Risk management, technology and collaboration remai.n key themes for driving productivity.
Australia mining is the beneficiary of a ‘mini boom’ driven by the coming together of strong prices for key commodities and increasing investment according to Trevor Hart KPMG’s Australian and Global Mining Leader.
Mining is a complicated and difficult business at the best of times and today’s miners have an increasingly full agenda to manage. Mr Hart has signalled four key focus areas for FY2020 to enable growth and deliver productivity.
The Australian Government has signalled it expects commodity export earnings to peak at a new high in 2020 – some 12 months later and higher in value than originally thought. The revised prediction is the result of a swing in the global iron ore and gold prices, coupled with a favourable Australian dollar. KPMG says that’s good news for the mining sector.
“In the June Quarter of 2019, the Department of Industry, Innovation and Science revised its export estimate upward by $12.9 billion for current financial year (FY2020) to $285 billion,” said Trevor Hart. “Iron ore is expected to deliver $79 billion of this value alone.”
But Mr Hart says this is not just a story about higher prices on larger production volumes. It is accompanied by increasing investment in mining projects in Australia, together with global expansion in exploration activity.
“While we don’t think this represents ‘Mining Boom Mark Two’ we do see it as a key driver of capital flowing into the sector.
The Australian Bureau of Statistics cites investment in Australian mining projects up year on year for 2020 with $32billion estimated – representing a nearly 30 percent increase over 2019 levels. There is anticipated expansion across many commodities, however the lion’s share is in iron ore, lithium and gold projects. Importantly, this should reverse a trend of reducing investment since the boom of 2012/13
Global exploration budgets are also increasing. S&P Global estimates that 2019 spend will continue to grow beyond $US 10.5billion. This will bring three consecutive years of growth after dipping to $US7.5 billion in 2016 with all miners recognising the criticality of replacing reserves.

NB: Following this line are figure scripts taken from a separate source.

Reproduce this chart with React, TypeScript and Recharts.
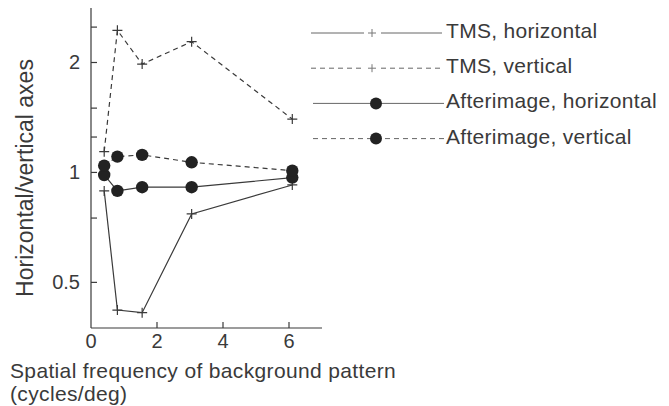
import { LineChart, Line, XAxis, YAxis, Legend } from 'recharts';

// spatial frequency of the background pattern (cycles/deg)
const freqs = [0.4, 0.8, 1.55, 3.05, 6.1];

// horizontal / vertical axis ratio per condition
const tmsHorizontal = [0.89, 0.42, 0.413, 0.77, 0.924];
const tmsVertical = [1.14, 2.45, 1.98, 2.28, 1.4];
const afterHorizontal = [0.984, 0.89, 0.911, 0.911, 0.968];
const afterVertical = [1.044, 1.105, 1.117, 1.066, 1.011];

const xTicks = [0, 2, 4, 6];
const yTicks = [0.5, 0.75, 1, 1.25, 1.5, 1.75, 2, 2.25, 2.5];
const yLabelled = [0.5, 1, 2];

const INK = '#3a3a3a';
const FONT = '"Liberation Sans", Arial, Helvetica, sans-serif';

const SERIES = [
  { key: 'tmsH', name: 'TMS, horizontal', values: tmsHorizontal, dash: undefined, marker: 'plus' },
  { key: 'tmsV', name: 'TMS, vertical', values: tmsVertical, dash: '5 4', marker: 'plus' },
  { key: 'aftH', name: 'Afterimage, horizontal', values: afterHorizontal, dash: undefined, marker: 'dot' },
  { key: 'aftV', name: 'Afterimage, vertical', values: afterVertical, dash: '5 4', marker: 'dot' },
];

const data = freqs.map((f, i) => {
  const row: Record<string, number> = { freq: f };
  SERIES.forEach((s) => (row[s.key] = s.values[i]));
  return row;
});

const plusDot = (props: any) => {
  const { cx, cy, index } = props;
  return (
    <path
      key={`p-${index}`}
      d={`M${cx - 5},${cy}h10M${cx},${cy - 5}v10`}
      stroke={INK}
      strokeWidth={1.2}
      fill="none"
    />
  );
};

const roundDot = (props: any) => {
  const { cx, cy, index } = props;
  return <circle key={`c-${index}`} cx={cx} cy={cy} r={6.2} fill="#222" />;
};

const YTick = ({ x, y, payload }: any) => (
  <g>
    <line x1={x} x2={x + 6} y1={y} y2={y} stroke={INK} strokeWidth={1.2} />
    {yLabelled.includes(payload.value) && (
      <text x={x - 11} y={y + 7} textAnchor="end" fontSize={20} fill={INK} fontFamily={FONT}>
        {payload.value}
      </text>
    )}
  </g>
);

const XTick = ({ x, y, payload }: any) => (
  <g>
    {payload.value !== 0 && <line x1={x} x2={x} y1={y} y2={y - 6} stroke={INK} strokeWidth={1.2} />}
    <text x={x} y={y + 20} textAnchor="middle" fontSize={20} fill={INK} fontFamily={FONT}>
      {payload.value}
    </text>
  </g>
);

// two-line caption under the x axis
const XLabel = ({ viewBox }: any) => {
  const left = viewBox.x - 81;
  return (
    <g fontSize={21} fill={INK} fontFamily={FONT} letterSpacing={0.35}>
      <text x={left} y={viewBox.y + 50}>Spatial frequency of background pattern</text>
      <text x={left} y={viewBox.y + 73}>(cycles/deg)</text>
    </g>
  );
};

const YLabel = () => (
  <text
    x={33}
    y={178}
    transform="rotate(-90, 33, 178)"
    textAnchor="middle"
    fontSize={23}
    fill={INK}
    fontFamily={FONT}
  >
    Horizontal/vertical axes
  </text>
);

const renderLegend = () => (
  <svg width={669} height={160} style={{ display: 'block' }}>
    {SERIES.map((s, i) => {
      const y = 33 + i * 35.2;
      const mx = s.marker === 'plus' ? 372 : 376;
      return (
        <g key={s.key}>
          {s.marker === 'plus' ? (
            <>
              <line x1={311} x2={364} y1={y} y2={y} stroke="#666" strokeWidth={1} strokeDasharray={s.dash} />
              <line x1={381} x2={442} y1={y} y2={y} stroke="#666" strokeWidth={1} strokeDasharray={s.dash} />
              <path d={`M${mx - 4},${y}h8M${mx},${y - 4}v8`} stroke="#777" strokeWidth={1} />
            </>
          ) : (
            <>
              <line x1={313} x2={444} y1={y} y2={y} stroke="#666" strokeWidth={1} strokeDasharray={s.dash} />
              <circle cx={mx} cy={y} r={6} fill="#222" />
            </>
          )}
          <text x={446} y={y + 5} fontSize={21} fill={INK} fontFamily={FONT} letterSpacing={0.3}>
            {s.name}
          </text>
        </g>
      );
    })}
  </svg>
);

export default function App() {
  return (
    <div style={{ position: 'absolute', left: 0, top: 0, width: 669, height: 406, background: '#fff' }}>
      <LineChart width={669} height={406} data={data} margin={{ top: 8, right: 347, bottom: 0, left: 0 }}>
        <XAxis
          dataKey="freq"
          type="number"
          domain={[0, 7]}
          ticks={xTicks}
          height={78}
          tickLine={false}
          tickSize={0}
          tickMargin={0}
          axisLine={{ stroke: INK, strokeWidth: 1.2 }}
          tick={<XTick />}
          label={<XLabel />}
        />
        <YAxis
          type="number"
          scale="log"
          domain={[0.375, 2.82]}
          allowDataOverflow
          ticks={yTicks}
          width={91}
          tickLine={false}
          tickSize={0}
          tickMargin={0}
          axisLine={{ stroke: INK, strokeWidth: 1.2 }}
          tick={<YTick />}
          label={<YLabel />}
        />
        <Legend
          layout="horizontal"
          verticalAlign="middle"
          align="center"
          wrapperStyle={{ left: 0, top: 0, width: 669, height: 160 }}
          content={renderLegend}
        />
        {SERIES.map((s) => (
          <Line
            key={s.key}
            dataKey={s.key}
            name={s.name}
            type="linear"
            stroke={INK}
            strokeWidth={1.2}
            strokeDasharray={s.dash}
            dot={s.marker === 'plus' ? plusDot : roundDot}
            activeDot={false}
            isAnimationActive={false}
          />
        ))}
      </LineChart>
    </div>
  );
}
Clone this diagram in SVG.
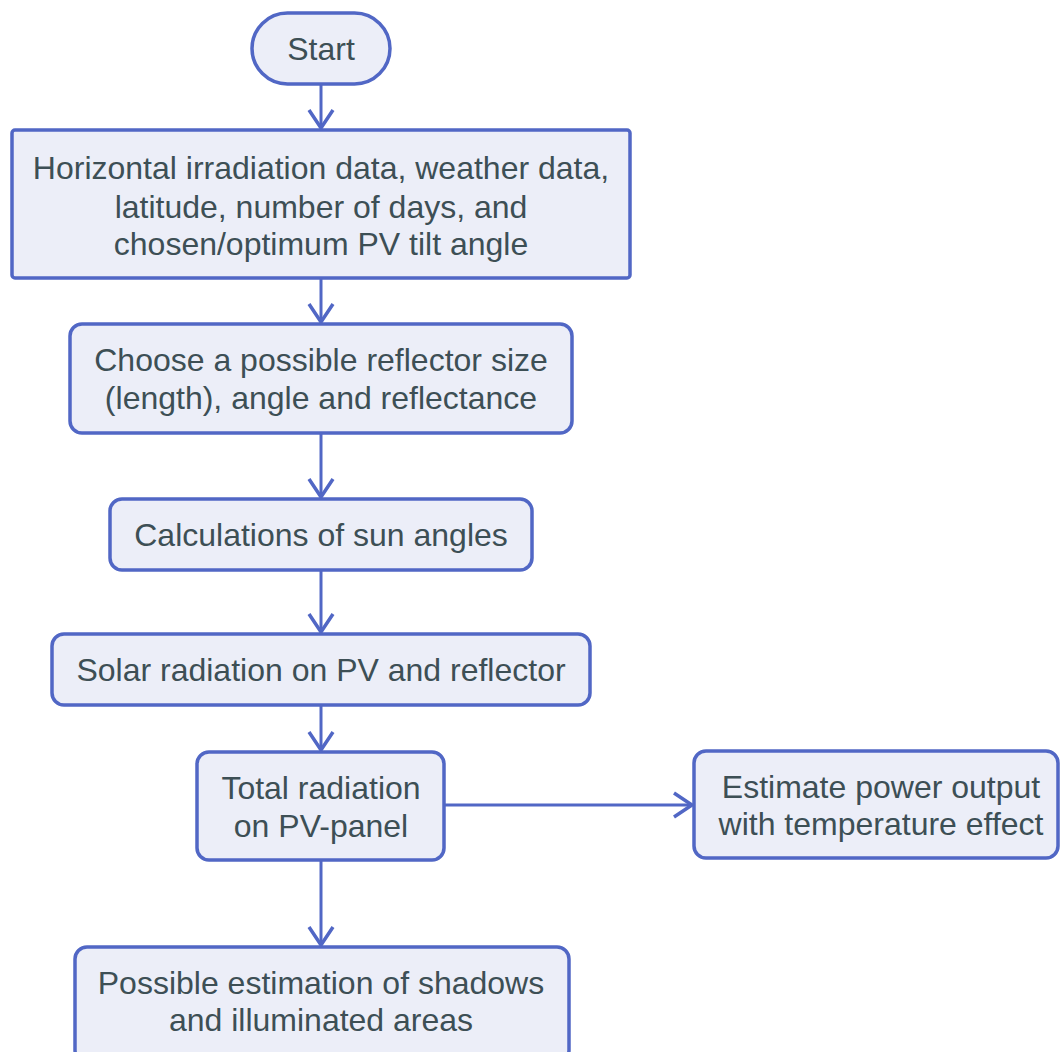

“Not surprisingly, there is a lot of talk in Australia about the opportunity potential new exploration technologies might bring to identifying large ore bodies hidden under cover. This represents just one of the technology imperatives for the sector,” Mr Hart said.
The drive to optimise assets and maintain a focus on costs and productivity remains critical. Increasingly miners are catching up to other sectors on the use of technology to achieve this across the mine to market supply chain, with a focus on ‘day in/day out’ consistency and reliability.
“To illustrate this, KPMG see companies researching and deploying technologies across digitalised in pit shovel operation, sensors installed on major equipment to better predict wear, autonomy of heavy equipment and rail to increase productivity safely,” Trevor Hart noted.
He emphasised that these demonstrate just some of the opportunities that exist right across the production chain.
“Increasingly the benefits of collaboration are being considered and I see this continuing. Whether it is between miners and the suppliers to install digital sensors, the electrification and automation of equipment or with other miners on safety initiatives or the reduction of water usage in processing, the scale and number of opportunities will increasingly encourage collaboration.”
KPMG says Australia and its mining community is very well placed to be at the forefront of these developments. Already the sector is seeing specific education and training initiatives developed that can benefit across industry on the skills required for the future of mining.
Environmental, Social and Governance (ESG) has been a driver of change in the sector and it’s with us for the long term according to KPMG. It goes to the heart of being able to attract talent, capital, customers and maintain community support.
“KPMG continues to see increased demand for its advisory services across community engagement, greenhouse gas emission reduction strategies, water management and broader social license to operate considerations,” said Mr Hart.
“As ESG becomes increasingly complex, miners of all size must have a clear strategy, with measures that identify success. Going forward, these measures will be attached to executive remuneration and reported.”
Whilst in the past, success has been measured against key mine safety, profitability and shareholder return measures KPMG says future measures will be prominent, including those around reducing carbon emissions, protecting the environment and community contribution.
In the context of the ongoing trade discussion between China and the US, global uncertainty will remain in the short term at least. With IMF downgrading global growth forecast to 2.7 percent and governments searching for ways to stimulate slowing economies there are mixed messages at a macro level on the health of the drivers for demand for commodities
KPMG says that means a focus on ongoing risk management in mining is vital. All eyes are now on risk to add deeper value.
“Active risk management must help protect the strategy against risks such as demand volatility, disruption and competition– as well as mitigate the threats of poor culture, conduct and cyber risk,” said Mr Hart. “Heightened local and global investor expectations, with further regulatory scrutiny, will result in risk coming under fire if it fails to evolve and keep pace with business and environmental changes.”